We do not have time to relax with our System 1 responses to the world we live in. 

This could explain why there is such a difference in cognition today in America between conservatives in general and liberals. The data suggest that, as a group, conservatives are mostly using System 1 approaches (ie gut reactions and simple narratives) and are less WEIRD than average. Liberals  on the other had, are the mostly WEIRD, using analytical, System 2 thinking much more.

Thus why they have such a hard time coming up with the sort of short pithy metaphors to deal with the world, a world that is rapidly shifting from one stage to another, with the metaphors needed for System 1 thinking ins tremendous flux.

I think this is due to the Information Age, Moore’s law and the exponential economy.

We are living in a rapidly changing cultural environment, one where social norms and System 1 rules are changing. We need to develop new rules, new adaptations to this cultural environment. This requires analysis – System 2 – which is currently found more concentrated in the liberal side than the conservative.

It is a fluke of timing that these different approaches mostly align with political parties.

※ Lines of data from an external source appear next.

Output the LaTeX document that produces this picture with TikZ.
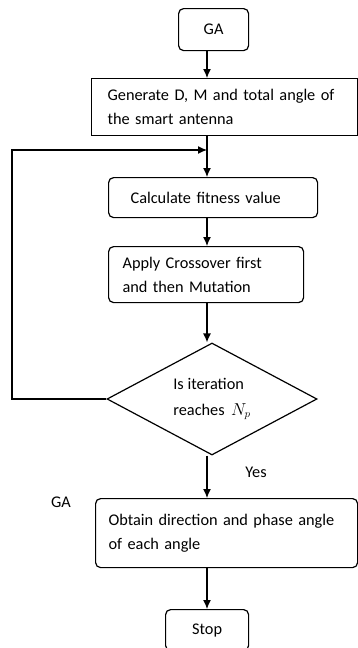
\documentclass[tikz,border=0pt]{standalone}
\usepackage{fontspec}
\setmainfont{Carlito}
\usepackage{tikz}
\usetikzlibrary{arrows,arrows.meta,shapes,shapes.geometric,positioning}
\tikzstyle{arrow} = [line width=1.2pt,-{Latex[length=9pt,width=8pt]}]
\tikzstyle{procbox} = [draw, line width=1.2pt, rounded corners=5pt, anchor=north west, align=left, font=\fontsize{16.3}{24}\selectfont]
\tikzstyle{squarebox} = [draw, line width=1.2pt, anchor=north west, align=left, font=\fontsize{16.3}{24}\selectfont]
\tikzstyle{decision} = [draw, line width=1.2pt, diamond, aspect=1.9, inner sep=0pt, minimum width=210pt, minimum height=112pt, align=left, font=\fontsize{16.3}{26}\selectfont]

\begin{document}
\begin{tikzpicture}[x=1pt,y=1pt]
\useasboundingbox (0,0) rectangle (357,-648);
% Boxes
\node[procbox, minimum width=70, minimum height=42, align=center, inner sep=0pt] (ga) at (178,-8) {GA};
\node[squarebox, minimum height=57, text width=234, inner xsep=16, inner ysep=0pt] (gen) at (91,-78) {Generate D, M and total angle of\\the smart antenna};
\node[procbox, minimum height=40, text width=165, inner xsep=22, inner ysep=0pt] (calc) at (108,-177) {Calculate fitness value};
\node[procbox, minimum height=56, text width=167, inner xsep=14, inner ysep=0pt] (apply) at (108,-246) {Apply Crossover first\\and then Mutation};
\node[decision] (dec) at (212,-399) {Is iteration\\reaches \,$N_{p}$};
\node[procbox, minimum height=69, text width=236, inner xsep=13, inner ysep=0pt] (obtain) at (95,-498) {Obtain direction and phase angle\\of each angle};
\node[procbox, minimum width=83, minimum height=41, align=center, inner sep=0pt] (stop) at (165,-609) {Stop};

% Labels
\node[font=\fontsize{16.3}{18}\selectfont] (yes) at (256,-472) {Yes};
\node[font=\fontsize{16.3}{18}\selectfont] (galabel) at (61,-502) {GA};

% Connections
\coordinate (col) at (207,0);
\coordinate (back) at (12,-150);
\coordinate (join) at (207,-150);
\draw[arrow] (ga.south -| col) -- (gen.north -| col);
\draw[arrow] (gen.south -| col) -- (calc.north -| col);
\draw[arrow] (calc.south -| col) -- (apply.north -| col);
\draw[arrow] (apply.south -| col) -- (dec.north -| col);
\draw[arrow] (dec.south -| col) -- (obtain.north -| col);
\draw[arrow] (obtain.south -| col) -- (stop.north -| col);
\draw[arrow] (dec.west) -| (back) -- (join);
\end{tikzpicture}
\end{document}
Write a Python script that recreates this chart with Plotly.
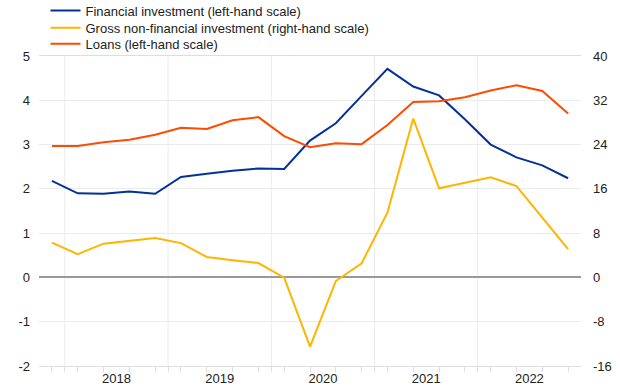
import plotly.graph_objects as go

quarters = ["2017Q4",
            "2018Q1", "2018Q2", "2018Q3", "2018Q4",
            "2019Q1", "2019Q2", "2019Q3", "2019Q4",
            "2020Q1", "2020Q2", "2020Q3", "2020Q4",
            "2021Q1", "2021Q2", "2021Q3", "2021Q4",
            "2022Q1", "2022Q2", "2022Q3", "2022Q4"]

financial_investment = [2.18, 1.90, 1.89, 1.94, 1.89, 2.27, 2.34, 2.41, 2.46, 2.45,
                        3.09, 3.48, 4.10, 4.71, 4.31, 4.11, 3.57, 3.00, 2.71, 2.53, 2.24]
gross_nonfin_investment = [6.3, 4.2, 6.1, 6.6, 7.1, 6.2, 3.7, 3.1, 2.6, -0.05,
                           -12.5, -0.65, 2.55, 11.7, 28.7, 16.1, 17.1, 18.1, 16.5, 10.8, 5.1]
loans = [2.97, 2.97, 3.05, 3.11, 3.22, 3.38, 3.35, 3.55, 3.62, 3.19,
         2.94, 3.03, 3.01, 3.44, 3.96, 3.98, 4.07, 4.22, 4.34, 4.21, 3.70]

left_ticks = [-2, -1, 0, 1, 2, 3, 4, 5]
right_ticks = [-16, -8, 0, 8, 16, 24, 32, 40]

names = ["Financial investment (left-hand scale)",
         "Gross non-financial investment (right-hand scale)",
         "Loans (left-hand scale)"]
colors = ["#003299", "#ffb400", "#ff4b00"]

x = list(range(len(quarters)))
years = sorted(set(q[:4] for q in quarters if q.endswith("Q1")))
year_centers = [sum(i for i, q in enumerate(quarters) if q[:4] == y) /
                sum(1 for q in quarters if q[:4] == y) for y in years]
boundaries = [i - 0.5 for i, q in enumerate(quarters) if q.endswith("Q1")]

fig = go.Figure()
fig.add_trace(go.Scatter(x=x, y=financial_investment, name=names[0], mode="lines",
                         line=dict(color=colors[0], width=2), legend="legend"))
fig.add_trace(go.Scatter(x=x, y=gross_nonfin_investment, name=names[1], mode="lines",
                         line=dict(color=colors[1], width=2), yaxis="y2",
                         legend="legend2"))
fig.add_trace(go.Scatter(x=x, y=loans, name=names[2], mode="lines",
                         line=dict(color=colors[2], width=2), legend="legend3"))

grid = "#ebebeb"
for b in boundaries:
    fig.add_shape(type="line", xref="x", yref="paper", x0=b, x1=b, y0=0, y1=1,
                  line=dict(color=grid, width=1), layer="below")

def leg(ypos):
    return dict(x=0.012, y=ypos, xref="paper", yref="paper",
                xanchor="left", yanchor="top", font=dict(size=13),
                itemwidth=30, bgcolor="rgba(0,0,0,0)", borderwidth=0)

fig.update_layout(
    width=620, height=388,
    margin=dict(l=39, r=39, t=56, b=22, autoexpand=False),
    paper_bgcolor="white", plot_bgcolor="white",
    font=dict(family="Liberation Sans, Arial, sans-serif", size=13, color="#222222"),
    showlegend=True,
    legend=leg(1.1952), legend2=leg(1.1394), legend3=leg(1.0878),
    xaxis=dict(range=[-0.5, len(quarters) - 0.5],
               tickmode="array", tickvals=year_centers, ticktext=years,
               ticks="", showgrid=False, zeroline=False,
               showline=True, linecolor="#dddddd", linewidth=1, mirror=True,
               minor=dict(tickmode="array", tickvals=x + boundaries,
                          ticks="outside", ticklen=5, tickcolor="#dddddd",
                          tickwidth=1, showgrid=False),
               tickfont=dict(size=13)),
    yaxis=dict(range=[left_ticks[0], left_ticks[-1]], tickmode="array",
               tickvals=left_ticks, ticktext=[str(v) for v in left_ticks],
               showgrid=True, gridcolor=grid, gridwidth=1,
               zeroline=True, zerolinecolor="#999999", zerolinewidth=2,
               showline=False, ticks="", ticklabelstandoff=8,
               tickfont=dict(size=13)),
    yaxis2=dict(range=[right_ticks[0], right_ticks[-1]], tickmode="array",
                tickvals=right_ticks, ticktext=[str(v) for v in right_ticks],
                overlaying="y", side="right",
                showgrid=False, zeroline=False, showline=False, ticks="",
                ticklabelstandoff=11, tickfont=dict(size=13)),
)

fig.write_html("out.html", config={"displayModeBar": False},
               post_script="document.body.style.margin='0';document.body.style.padding='0';")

In the 1850s, the thinking was the same – one group responding to changes by deeper analysis while the other retreated to old principles – but the parties were reversed  with the Republicans being the radical party adapting to the new cultural environment.

It doe snot matter which group is doing the analytical thinking. What is important is that we use this analysis to come up with better narratives and metaphors for sustain adaptive System 1 thinking.

The data suggest that less than 20% of even WEIRD cultures spend a lot of time in analysis and deep thinking. So a lot of liberals are also acting with System 1 responses, mostly to old rules for the old environment.

If we fail to adapt to the new cultural environment we are creating, then we will fail as a society. 

This model does not show what the adaptations we need to make will be. But it does suggest where those adaptations, those new stories will come from.

It does explain why the professions most aligned with slow, deliberative, analytical thinking – such as scientists – tend to align with liberals.

And why those most charged with creating new narratives – Hollywood – are also seen as liberal.

I expect this will change as we continue to adapt better to the new cultural environment. The current fluke – where analytical thinking falls more under one political group – may only be seen when our culture is undergoing rapid change. Once we gain better adaptations, creating the necessary narratives to support fast responses, we will all fall under mostly System 1.

Because we will understand the new rules of the culture. In fact, a large part of why System 2 evolved in humanity may simply be to gain understanding that can more easily be implemented by System 1. To create better narratives to explain the world.

And one interesting aspect that unfolds from this data deals with whether urban areas are generally more liberal because they attract liberal people or do they make people more liberal.

I’m falling on the cities make people more liberal. The paper showed that people can easily be trained to use either approach. It is a response to the environment they find themselves and what is required more often – rapid response to something you already know or slower responses to novel events.

I would suggest that having to adapt to the much more complex environment of a large city would require everyone to use more System 2 thinking than living in a rural one.

And right now, more System 2 correlates with being liberal.

I am not surprised that the most liberal cities, such as San Francisco, Washington DC and Seattle, are also home to some of the greatest technology/information/poetical changes driving our new cultural environment. 

The adaptations our culture is acquiring will be driven from those places where greater System 2 thinking is happening. Because they are creating the stories needed to sustain System 1 reactions to the new environment.